The procedure's best-known proponent, Dr. Walter Freeman, traveled the country from state hospital to state hospital, lobotomizing patients by inserting an icepick-like instrument up through the socket of the eye, wiggling it around in the frontal lobes of the brain.

The procedure began to lose favor only when effective psychiatric drugs began to appear in the mid-1950s, said Elliot S. Valenstein, author of ''Great and Desperate Cures," a history of psychosurgery.

Valenstein, an emeritus professor at the University of Michigan, warned that the danger for abuse of a surgical procedure still exists, ''when you get the right combination of a strong need, plus no alternative, and some prestigious people pushing it, and the press talking about it being a breakthrough."

It is a different era, however. In the studies at Butler Hospital, patients are protected by several levels of safeguards: an independent review board that includes community members and bioethicists; a prolonged process to make sure patients fully understand and agree to the procedure; and a ''consent monitor," a retired hospital chaplain who acts as a patient advocate.

Dr. Benjamin Greenberg, the lead researcher and a Brown University associate professor of psychiatry, said that great care is also taken to ensure that patients have been correctly diagnosed and that they have exhausted all other possible treatments. In the depression study, that list must include electroshock treatments.

The studies generally reject eight patients for every one they accept, he said, and patients must be referred by a psychiatrist.

Psychosurgery using deep brain stimulation is expected to remain strictly a topic of research for the next several years before it could become clinically available at specialized centers, Greenberg said. Much remains to be perfected, including the brain locations for the electrodes and the settings of the stimulators.
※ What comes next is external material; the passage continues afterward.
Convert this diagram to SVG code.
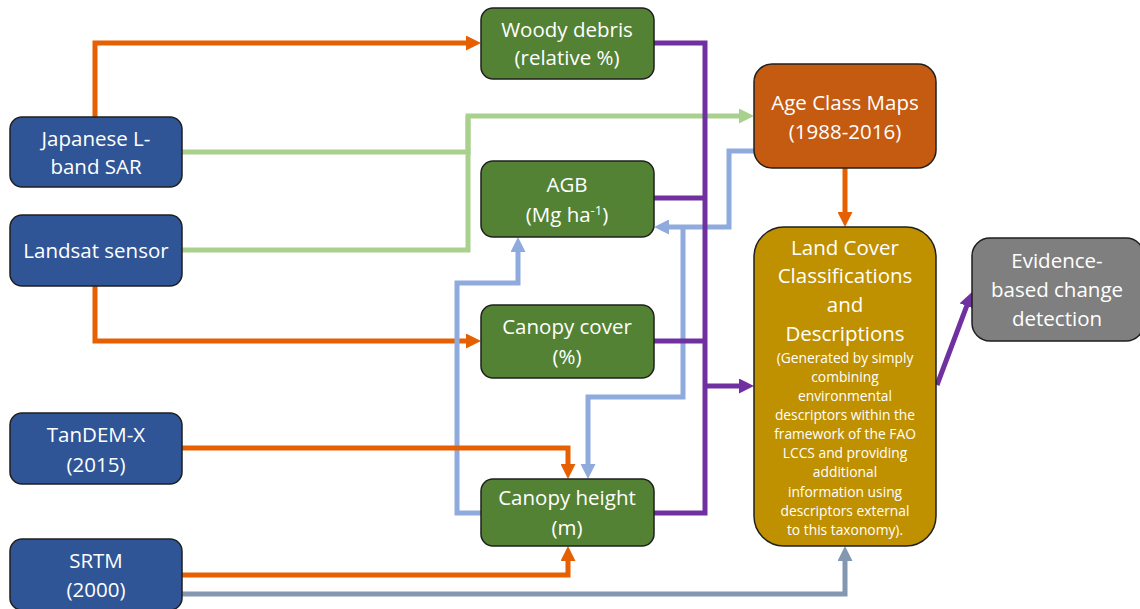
<svg xmlns="http://www.w3.org/2000/svg" width="1140" height="609" viewBox="0 0 1140 609">
<style>
.node{stroke:#1f1f1f;stroke-width:1.5}
.t{font-family:"Open Sans","Liberation Sans",sans-serif;font-size:20.5px;fill:#fff;text-anchor:middle}
.s{font-family:"Open Sans","Liberation Sans",sans-serif;font-size:13.8px;fill:#fff;text-anchor:middle}
.c{fill:none;stroke-width:5}
.or{stroke:#E65F00}
.gr{stroke:#A9D18E}
.lb{stroke:#8FAADC}
.gb{stroke:#8497B0}
.pu{stroke:#7030A0}
</style>
<defs>
<marker id="aOr" markerUnits="userSpaceOnUse" viewBox="0 0 15 15" refX="3" refY="7.5" markerWidth="15" markerHeight="15" orient="auto"><path d="M0,0 L15,7.5 L0,15 z" fill="#E65F00"/></marker>
<marker id="aGr" markerUnits="userSpaceOnUse" viewBox="0 0 15 15" refX="3" refY="7.5" markerWidth="15" markerHeight="15" orient="auto"><path d="M0,0 L15,7.5 L0,15 z" fill="#A9D18E"/></marker>
<marker id="aLb" markerUnits="userSpaceOnUse" viewBox="0 0 15 15" refX="3" refY="7.5" markerWidth="15" markerHeight="15" orient="auto"><path d="M0,0 L15,7.5 L0,15 z" fill="#8FAADC"/></marker>
<marker id="aGb" markerUnits="userSpaceOnUse" viewBox="0 0 15 15" refX="3" refY="7.5" markerWidth="15" markerHeight="15" orient="auto"><path d="M0,0 L15,7.5 L0,15 z" fill="#8497B0"/></marker>
<marker id="aPu" markerUnits="userSpaceOnUse" viewBox="0 0 15 15" refX="3" refY="7.5" markerWidth="15" markerHeight="15" orient="auto"><path d="M0,0 L15,7.5 L0,15 z" fill="#7030A0"/></marker>
</defs>
<rect width="1140" height="609" fill="#fff"/>
<g id="connectors">
<path class="c gr" d="M182,152 H468 V116 H742" marker-end="url(#aGr)"/>
<path class="c gr" d="M182,250 H468 V116"/>
<path class="c or" d="M95,117 V43 H469" marker-end="url(#aOr)"/>
<path class="c or" d="M95,286 V341 H469" marker-end="url(#aOr)"/>
<path class="c lb" d="M481,513 H457 V283 H518 V249" marker-end="url(#aLb)"/>
<path class="c lb" d="M754,151 H729 V227 H666" marker-end="url(#aLb)"/>
<path class="c lb" d="M683,227 V397 H588 V467" marker-end="url(#aLb)"/>
<path class="c pu" d="M654,43 H705 V513 H654"/>
<path class="c pu" d="M654,198 H705"/>
<path class="c pu" d="M654,341 H705"/>
<path class="c pu" d="M705,386 H742" marker-end="url(#aPu)"/>
<path class="c or" d="M182,448 H568 V467" marker-end="url(#aOr)"/>
<path class="c or" d="M182,575 H568 V558" marker-end="url(#aOr)"/>
<path class="c gb" d="M182,594 H845 V558" marker-end="url(#aGb)"/>
<path class="c or" d="M845,168 V215" marker-end="url(#aOr)"/>
<path class="c pu" d="M937,385 L967.8,303.2" marker-end="url(#aPu)"/>
</g>
<g id="n-japanese"><rect class="node" x="10" y="117" width="172" height="70" rx="12" fill="#2F5597"/><text class="t" x="96" y="146">Japanese L-</text><text class="t" x="96" y="174">band SAR</text></g>
<g id="n-landsat"><rect class="node" x="10" y="215" width="172" height="71" rx="12" fill="#2F5597"/><text class="t" x="96" y="258">Landsat sensor</text></g>
<g id="n-tandem"><rect class="node" x="10" y="413" width="172" height="71" rx="12" fill="#2F5597"/><text class="t" x="96" y="442">TanDEM-X</text><text class="t" x="96" y="472">(2015)</text></g>
<g id="n-srtm"><rect class="node" x="10" y="539" width="172" height="71" rx="12" fill="#2F5597"/><text class="t" x="96" y="568">SRTM</text><text class="t" x="96" y="597">(2000)</text></g>
<g id="n-woody"><rect class="node" x="481" y="8" width="173" height="71" rx="12" fill="#548235"/><text class="t" x="567" y="37">Woody debris</text><text class="t" x="567" y="65">(relative %)</text></g>
<g id="n-agb"><rect class="node" x="481" y="161" width="173" height="76" rx="12" fill="#548235"/><text class="t" x="567" y="192">AGB</text><text class="t" x="567" y="222">(Mg ha<tspan font-size="13" dy="-7">-1</tspan><tspan dy="7">)</tspan></text></g>
<g id="n-cover"><rect class="node" x="481" y="305" width="173" height="73" rx="12" fill="#548235"/><text class="t" x="567" y="334">Canopy cover</text><text class="t" x="567" y="364">(%)</text></g>
<g id="n-height"><rect class="node" x="481" y="479" width="173" height="67" rx="12" fill="#548235"/><text class="t" x="567" y="505">Canopy height</text><text class="t" x="567" y="535">(m)</text></g>
<g id="n-age"><rect class="node" x="754" y="64" width="182" height="104" rx="18" fill="#C55A11"/><text class="t" x="845" y="110">Age Class Maps</text><text class="t" x="845" y="139">(1988-2016)</text></g>
<g id="n-landcover"><rect class="node" x="754" y="227" width="182" height="319" rx="30" fill="#BF9000"/>
<text class="t" x="845" y="255">Land Cover</text><text class="t" x="845" y="283">Classifications</text><text class="t" x="845" y="312">and</text><text class="t" x="845" y="341">Descriptions</text>
<text class="s" x="845" y="363">(Generated by simply</text><text class="s" x="845" y="382">combining</text><text class="s" x="845" y="401">environmental</text><text class="s" x="845" y="420">descriptors within the</text><text class="s" x="845" y="439">framework of the FAO</text><text class="s" x="845" y="458">LCCS and providing</text><text class="s" x="845" y="477">additional</text><text class="s" x="845" y="497">information using</text><text class="s" x="845" y="516">descriptors external</text><text class="s" x="845" y="535">to this taxonomy).</text></g>
<g id="n-evidence"><rect class="node" x="972" y="238" width="172" height="103" rx="18" fill="#7F7F7F"/><text class="t" x="1057" y="268">Evidence-</text><text class="t" x="1057" y="297">based change</text><text class="t" x="1057" y="326">detection</text></g>
</svg>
And ultimately only about 4,000 patients a year nationwide with obsessive compulsive disorder, and perhaps more with depression, would be good candidates for such last-ditch surgery, he estimated.

Greenberg said he could not connect a reporter with a patient who has undergone the surgery; media contact can be difficult for them, he said. But in general, for the risk of surgery to be worthwhile, the patients must be severely disabled and in great suffering, he said.

One patient operated on by Butler researchers endured obsessive thoughts and compulsive behaviors 14 to 16 hours a day, often waking at 4:30 in the morning to begin rituals of double-checking, arranging, counting, and rearranging things, Greenberg said. At one point, the patient withdrew $100 from a cash machine, then could not remember where $5 of it had gone, pulled over to the side of the road, and spent five hours trying to recall.

The stimulator surgery holds appeal for patients in desperate need of better therapies. But, said Dr. Ken Duckworth, medical director for the National Alliance for the Mentally Ill, ''Nobody calls an election with 2 percent of the returns in." Better treatments are badly needed, he said, but so are better data on whether the stimulators are safe and effective.

Medtronic, the company that makes the brain stimulator system, is ''cautious but very interested" in its potential for psychiatric disorders, said spokeswoman Kathleen Janasz. It is not sponsoring the initial clinical trials, she said, though Greenberg said it was helping to pay for them.

Hundreds of surgeons are now capable of implanting the stimulator system, because of their experience with Parkinson's patients, and many have expressed interest in trying it.

Dr. Alim Louis Benabid, the French neurosurgeon considered the father of deep brain stimulation for Parkinson's disease, said the stimulators hold great potential for transforming basic brain research into treatments.

''But," he wrote in an e-mail, ''I fear that this would become a medical (and worse, a surgical) market, which would push doctors as well as companies to overpractice." The stimulators, he said, ''may prove to be a wonderful new tool, or on the contrary a temptation for unjustified malpractice."